* Exercise directions *
Output all the data exactly. Pictures do not belong in the copy.

>> begin

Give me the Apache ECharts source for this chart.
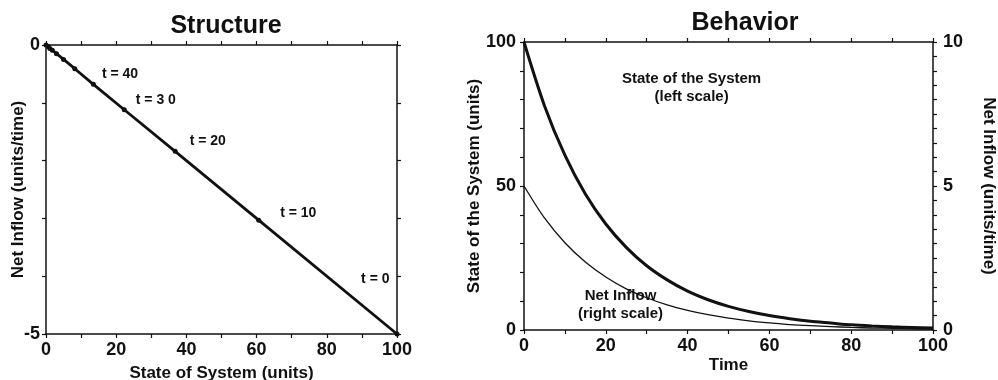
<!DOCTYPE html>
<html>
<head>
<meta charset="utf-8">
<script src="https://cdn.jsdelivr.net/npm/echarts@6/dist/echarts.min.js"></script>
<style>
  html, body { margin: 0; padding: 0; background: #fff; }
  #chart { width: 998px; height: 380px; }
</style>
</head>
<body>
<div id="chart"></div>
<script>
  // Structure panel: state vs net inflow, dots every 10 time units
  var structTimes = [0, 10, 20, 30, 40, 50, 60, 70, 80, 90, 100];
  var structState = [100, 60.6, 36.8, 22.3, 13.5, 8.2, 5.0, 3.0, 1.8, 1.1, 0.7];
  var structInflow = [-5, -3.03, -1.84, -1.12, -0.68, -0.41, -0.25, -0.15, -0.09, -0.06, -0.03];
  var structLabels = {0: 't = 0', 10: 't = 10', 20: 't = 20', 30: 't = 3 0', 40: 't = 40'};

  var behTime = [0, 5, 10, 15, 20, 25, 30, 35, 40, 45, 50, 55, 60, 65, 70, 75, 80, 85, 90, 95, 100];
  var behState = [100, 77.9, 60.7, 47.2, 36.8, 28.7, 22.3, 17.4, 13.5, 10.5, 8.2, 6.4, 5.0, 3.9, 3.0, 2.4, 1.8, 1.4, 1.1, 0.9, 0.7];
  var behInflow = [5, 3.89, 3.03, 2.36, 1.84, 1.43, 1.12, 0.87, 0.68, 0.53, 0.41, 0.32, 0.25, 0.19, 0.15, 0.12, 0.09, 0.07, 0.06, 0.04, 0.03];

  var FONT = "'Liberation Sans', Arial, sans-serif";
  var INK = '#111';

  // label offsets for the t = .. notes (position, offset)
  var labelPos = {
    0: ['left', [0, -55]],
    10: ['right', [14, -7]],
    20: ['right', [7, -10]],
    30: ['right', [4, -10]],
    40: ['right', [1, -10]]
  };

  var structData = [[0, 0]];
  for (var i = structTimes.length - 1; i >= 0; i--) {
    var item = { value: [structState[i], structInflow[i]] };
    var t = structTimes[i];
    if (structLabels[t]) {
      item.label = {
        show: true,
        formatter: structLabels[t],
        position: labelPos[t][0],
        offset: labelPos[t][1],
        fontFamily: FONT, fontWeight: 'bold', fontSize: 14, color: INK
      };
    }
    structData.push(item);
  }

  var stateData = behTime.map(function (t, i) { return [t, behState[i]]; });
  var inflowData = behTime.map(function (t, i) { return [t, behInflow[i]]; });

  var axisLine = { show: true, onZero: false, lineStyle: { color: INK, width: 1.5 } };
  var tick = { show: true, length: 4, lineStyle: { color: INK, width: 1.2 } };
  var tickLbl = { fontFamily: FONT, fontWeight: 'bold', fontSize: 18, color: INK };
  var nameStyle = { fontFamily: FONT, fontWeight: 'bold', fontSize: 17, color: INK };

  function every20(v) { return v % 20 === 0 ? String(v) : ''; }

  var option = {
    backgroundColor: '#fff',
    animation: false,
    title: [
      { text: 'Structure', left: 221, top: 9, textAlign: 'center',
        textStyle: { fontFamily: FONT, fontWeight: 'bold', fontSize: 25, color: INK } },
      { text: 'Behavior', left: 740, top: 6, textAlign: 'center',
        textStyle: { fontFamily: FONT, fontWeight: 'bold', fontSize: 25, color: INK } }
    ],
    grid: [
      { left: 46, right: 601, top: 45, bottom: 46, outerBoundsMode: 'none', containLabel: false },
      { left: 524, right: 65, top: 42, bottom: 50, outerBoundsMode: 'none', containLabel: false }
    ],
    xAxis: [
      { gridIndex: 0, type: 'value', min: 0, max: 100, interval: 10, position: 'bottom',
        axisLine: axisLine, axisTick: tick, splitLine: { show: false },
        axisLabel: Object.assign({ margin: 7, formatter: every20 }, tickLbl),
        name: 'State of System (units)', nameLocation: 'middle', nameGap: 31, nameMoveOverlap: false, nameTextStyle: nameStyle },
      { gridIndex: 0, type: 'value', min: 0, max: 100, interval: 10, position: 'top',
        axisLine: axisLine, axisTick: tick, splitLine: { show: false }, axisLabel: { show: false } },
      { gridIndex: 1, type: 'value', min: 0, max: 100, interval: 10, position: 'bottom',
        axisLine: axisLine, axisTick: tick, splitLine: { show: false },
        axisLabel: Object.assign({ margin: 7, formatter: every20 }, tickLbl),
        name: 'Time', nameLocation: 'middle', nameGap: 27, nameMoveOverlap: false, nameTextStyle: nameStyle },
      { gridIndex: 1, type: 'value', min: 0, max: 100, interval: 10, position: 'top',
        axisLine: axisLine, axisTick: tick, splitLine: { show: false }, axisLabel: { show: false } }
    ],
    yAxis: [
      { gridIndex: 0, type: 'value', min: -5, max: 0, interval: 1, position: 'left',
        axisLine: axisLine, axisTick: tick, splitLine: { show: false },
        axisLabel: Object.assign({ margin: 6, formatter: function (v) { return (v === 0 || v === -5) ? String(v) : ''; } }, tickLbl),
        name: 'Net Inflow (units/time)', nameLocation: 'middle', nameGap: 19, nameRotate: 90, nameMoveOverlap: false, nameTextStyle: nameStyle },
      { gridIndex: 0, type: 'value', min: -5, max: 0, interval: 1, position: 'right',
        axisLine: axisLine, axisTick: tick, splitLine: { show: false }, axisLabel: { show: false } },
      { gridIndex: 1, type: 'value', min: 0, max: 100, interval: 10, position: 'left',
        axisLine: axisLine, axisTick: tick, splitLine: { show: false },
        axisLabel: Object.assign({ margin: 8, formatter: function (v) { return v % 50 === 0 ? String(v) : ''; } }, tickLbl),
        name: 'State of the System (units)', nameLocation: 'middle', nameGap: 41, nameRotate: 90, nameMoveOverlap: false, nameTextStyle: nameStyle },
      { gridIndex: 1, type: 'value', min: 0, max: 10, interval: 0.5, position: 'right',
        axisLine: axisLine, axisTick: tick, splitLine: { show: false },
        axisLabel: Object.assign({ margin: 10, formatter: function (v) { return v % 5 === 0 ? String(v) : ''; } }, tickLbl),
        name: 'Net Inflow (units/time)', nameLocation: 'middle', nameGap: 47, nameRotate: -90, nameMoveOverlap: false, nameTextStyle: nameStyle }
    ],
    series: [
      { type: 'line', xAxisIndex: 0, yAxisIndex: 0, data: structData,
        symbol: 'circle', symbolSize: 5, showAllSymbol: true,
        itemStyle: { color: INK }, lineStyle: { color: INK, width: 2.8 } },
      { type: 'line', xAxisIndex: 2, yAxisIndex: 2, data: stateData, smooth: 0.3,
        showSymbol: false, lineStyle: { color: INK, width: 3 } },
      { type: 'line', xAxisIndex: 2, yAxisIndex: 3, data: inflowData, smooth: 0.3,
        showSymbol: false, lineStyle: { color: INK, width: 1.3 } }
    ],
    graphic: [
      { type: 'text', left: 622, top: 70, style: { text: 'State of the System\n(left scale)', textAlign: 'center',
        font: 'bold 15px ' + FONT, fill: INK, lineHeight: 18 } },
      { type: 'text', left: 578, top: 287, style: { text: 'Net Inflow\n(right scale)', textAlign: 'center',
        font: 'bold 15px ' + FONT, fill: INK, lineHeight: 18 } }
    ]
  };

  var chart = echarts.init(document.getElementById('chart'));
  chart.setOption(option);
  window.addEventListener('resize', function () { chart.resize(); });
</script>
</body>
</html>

>> end

* Final answer *
Give me the Apache ECharts source for this chart.
<!DOCTYPE html>
<html>
<head>
<meta charset="utf-8">
<script src="https://cdn.jsdelivr.net/npm/echarts@6/dist/echarts.min.js"></script>
<style>
  html, body { margin: 0; padding: 0; background: #fff; }
  #chart { width: 998px; height: 380px; }
</style>
</head>
<body>
<div id="chart"></div>
<script>
  // Structure panel: state vs net inflow, dots every 10 time units
  var structTimes = [0, 10, 20, 30, 40, 50, 60, 70, 80, 90, 100];
  var structState = [100, 60.6, 36.8, 22.3, 13.5, 8.2, 5.0, 3.0, 1.8, 1.1, 0.7];
  var structInflow = [-5, -3.03, -1.84, -1.12, -0.68, -0.41, -0.25, -0.15, -0.09, -0.06, -0.03];
  var structLabels = {0: 't = 0', 10: 't = 10', 20: 't = 20', 30: 't = 3 0', 40: 't = 40'};

  var behTime = [0, 5, 10, 15, 20, 25, 30, 35, 40, 45, 50, 55, 60, 65, 70, 75, 80, 85, 90, 95, 100];
  var behState = [100, 77.9, 60.7, 47.2, 36.8, 28.7, 22.3, 17.4, 13.5, 10.5, 8.2, 6.4, 5.0, 3.9, 3.0, 2.4, 1.8, 1.4, 1.1, 0.9, 0.7];
  var behInflow = [5, 3.89, 3.03, 2.36, 1.84, 1.43, 1.12, 0.87, 0.68, 0.53, 0.41, 0.32, 0.25, 0.19, 0.15, 0.12, 0.09, 0.07, 0.06, 0.04, 0.03];

  var FONT = "'Liberation Sans', Arial, sans-serif";
  var INK = '#111';

  // label offsets for the t = .. notes (position, offset)
  var labelPos = {
    0: ['left', [0, -55]],
    10: ['right', [14, -7]],
    20: ['right', [7, -10]],
    30: ['right', [4, -10]],
    40: ['right', [1, -10]]
  };

  var structData = [[0, 0]];
  for (var i = structTimes.length - 1; i >= 0; i--) {
    var item = { value: [structState[i], structInflow[i]] };
    var t = structTimes[i];
    if (structLabels[t]) {
      item.label = {
        show: true,
        formatter: structLabels[t],
        position: labelPos[t][0],
        offset: labelPos[t][1],
        fontFamily: FONT, fontWeight: 'bold', fontSize: 14, color: INK
      };
    }
    structData.push(item);
  }

  var stateData = behTime.map(function (t, i) { return [t, behState[i]]; });
  var inflowData = behTime.map(function (t, i) { return [t, behInflow[i]]; });

  var axisLine = { show: true, onZero: false, lineStyle: { color: INK, width: 1.5 } };
  var tick = { show: true, length: 4, lineStyle: { color: INK, width: 1.2 } };
  var tickLbl = { fontFamily: FONT, fontWeight: 'bold', fontSize: 18, color: INK };
  var nameStyle = { fontFamily: FONT, fontWeight: 'bold', fontSize: 17, color: INK };

  function every20(v) { return v % 20 === 0 ? String(v) : ''; }

  var option = {
    backgroundColor: '#fff',
    animation: false,
    title: [
      { text: 'Structure', left: 221, top: 9, textAlign: 'center',
        textStyle: { fontFamily: FONT, fontWeight: 'bold', fontSize: 25, color: INK } },
      { text: 'Behavior', left: 740, top: 6, textAlign: 'center',
        textStyle: { fontFamily: FONT, fontWeight: 'bold', fontSize: 25, color: INK } }
    ],
    grid: [
      { left: 46, right: 601, top: 45, bottom: 46, outerBoundsMode: 'none', containLabel: false },
      { left: 524, right: 65, top: 42, bottom: 50, outerBoundsMode: 'none', containLabel: false }
    ],
    xAxis: [
      { gridIndex: 0, type: 'value', min: 0, max: 100, interval: 10, position: 'bottom',
        axisLine: axisLine, axisTick: tick, splitLine: { show: false },
        axisLabel: Object.assign({ margin: 7, formatter: every20 }, tickLbl),
        name: 'State of System (units)', nameLocation: 'middle', nameGap: 31, nameMoveOverlap: false, nameTextStyle: nameStyle },
      { gridIndex: 0, type: 'value', min: 0, max: 100, interval: 10, position: 'top',
        axisLine: axisLine, axisTick: tick, splitLine: { show: false }, axisLabel: { show: false } },
      { gridIndex: 1, type: 'value', min: 0, max: 100, interval: 10, position: 'bottom',
        axisLine: axisLine, axisTick: tick, splitLine: { show: false },
        axisLabel: Object.assign({ margin: 7, formatter: every20 }, tickLbl),
        name: 'Time', nameLocation: 'middle', nameGap: 27, nameMoveOverlap: false, nameTextStyle: nameStyle },
      { gridIndex: 1, type: 'value', min: 0, max: 100, interval: 10, position: 'top',
        axisLine: axisLine, axisTick: tick, splitLine: { show: false }, axisLabel: { show: false } }
    ],
    yAxis: [
      { gridIndex: 0, type: 'value', min: -5, max: 0, interval: 1, position: 'left',
        axisLine: axisLine, axisTick: tick, splitLine: { show: false },
        axisLabel: Object.assign({ margin: 6, formatter: function (v) { return (v === 0 || v === -5) ? String(v) : ''; } }, tickLbl),
        name: 'Net Inflow (units/time)', nameLocation: 'middle', nameGap: 19, nameRotate: 90, nameMoveOverlap: false, nameTextStyle: nameStyle },
      { gridIndex: 0, type: 'value', min: -5, max: 0, interval: 1, position: 'right',
        axisLine: axisLine, axisTick: tick, splitLine: { show: false }, axisLabel: { show: false } },
      { gridIndex: 1, type: 'value', min: 0, max: 100, interval: 10, position: 'left',
        axisLine: axisLine, axisTick: tick, splitLine: { show: false },
        axisLabel: Object.assign({ margin: 8, formatter: function (v) { return v % 50 === 0 ? String(v) : ''; } }, tickLbl),
        name: 'State of the System (units)', nameLocation: 'middle', nameGap: 41, nameRotate: 90, nameMoveOverlap: false, nameTextStyle: nameStyle },
      { gridIndex: 1, type: 'value', min: 0, max: 10, interval: 0.5, position: 'right',
        axisLine: axisLine, axisTick: tick, splitLine: { show: false },
        axisLabel: Object.assign({ margin: 10, formatter: function (v) { return v % 5 === 0 ? String(v) : ''; } }, tickLbl),
        name: 'Net Inflow (units/time)', nameLocation: 'middle', nameGap: 47, nameRotate: -90, nameMoveOverlap: false, nameTextStyle: nameStyle }
    ],
    series: [
      { type: 'line', xAxisIndex: 0, yAxisIndex: 0, data: structData,
        symbol: 'circle', symbolSize: 5, showAllSymbol: true,
        itemStyle: { color: INK }, lineStyle: { color: INK, width: 2.8 } },
      { type: 'line', xAxisIndex: 2, yAxisIndex: 2, data: stateData, smooth: 0.3,
        showSymbol: false, lineStyle: { color: INK, width: 3 } },
      { type: 'line', xAxisIndex: 2, yAxisIndex: 3, data: inflowData, smooth: 0.3,
        showSymbol: false, lineStyle: { color: INK, width: 1.3 } }
    ],
    graphic: [
      { type: 'text', left: 622, top: 70, style: { text: 'State of the System\n(left scale)', textAlign: 'center',
        font: 'bold 15px ' + FONT, fill: INK, lineHeight: 18 } },
      { type: 'text', left: 578, top: 287, style: { text: 'Net Inflow\n(right scale)', textAlign: 'center',
        font: 'bold 15px ' + FONT, fill: INK, lineHeight: 18 } }
    ]
  };

  var chart = echarts.init(document.getElementById('chart'));
  chart.setOption(option);
  window.addEventListener('resize', function () { chart.resize(); });
</script>
</body>
</html>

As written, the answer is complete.